What this tests: Element 3: Retirement Planning

Explanation: Tax treatment can change the relative suitability of retirement savings routes. Here, the client can use pension funding without an access problem or annual allowance constraint. A pension contribution can attract relief while the client is a 40% taxpayer, but the taxable part of later pension income is expected to be taxed at only 20%. In addition, 25% of crystallised pension benefits is normally available tax-free. Those facts make pension funding potentially more tax-efficient than ISA funding for retirement provision, although ISA access and withdrawal tax treatment may still be valuable for liquidity or flexibility.
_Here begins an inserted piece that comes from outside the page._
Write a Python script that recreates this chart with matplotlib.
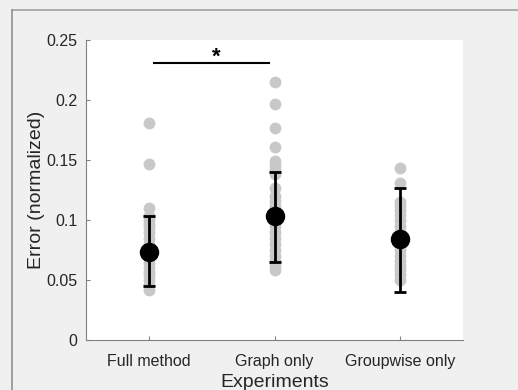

The suitable recommendation should compare the tax benefit with access needs, affordability, allowance position, and the client’s retirement objectives.

  • Treating ISA withdrawals as automatically superior ignores the value of upfront pension tax relief and the expected lower tax rate in retirement.
  • Requiring a higher retirement tax rate reverses the usual planning advantage; the pension is more attractive when relief is obtained at a higher rate than withdrawals are taxed.
  • Saying the tax treatment is the same overlooks the key differences in contribution relief, taxable withdrawals, and the tax-free pension element.

The client receives relief at a higher marginal rate than the likely rate on later taxable withdrawals, with a tax-free element also improving pension efficiency.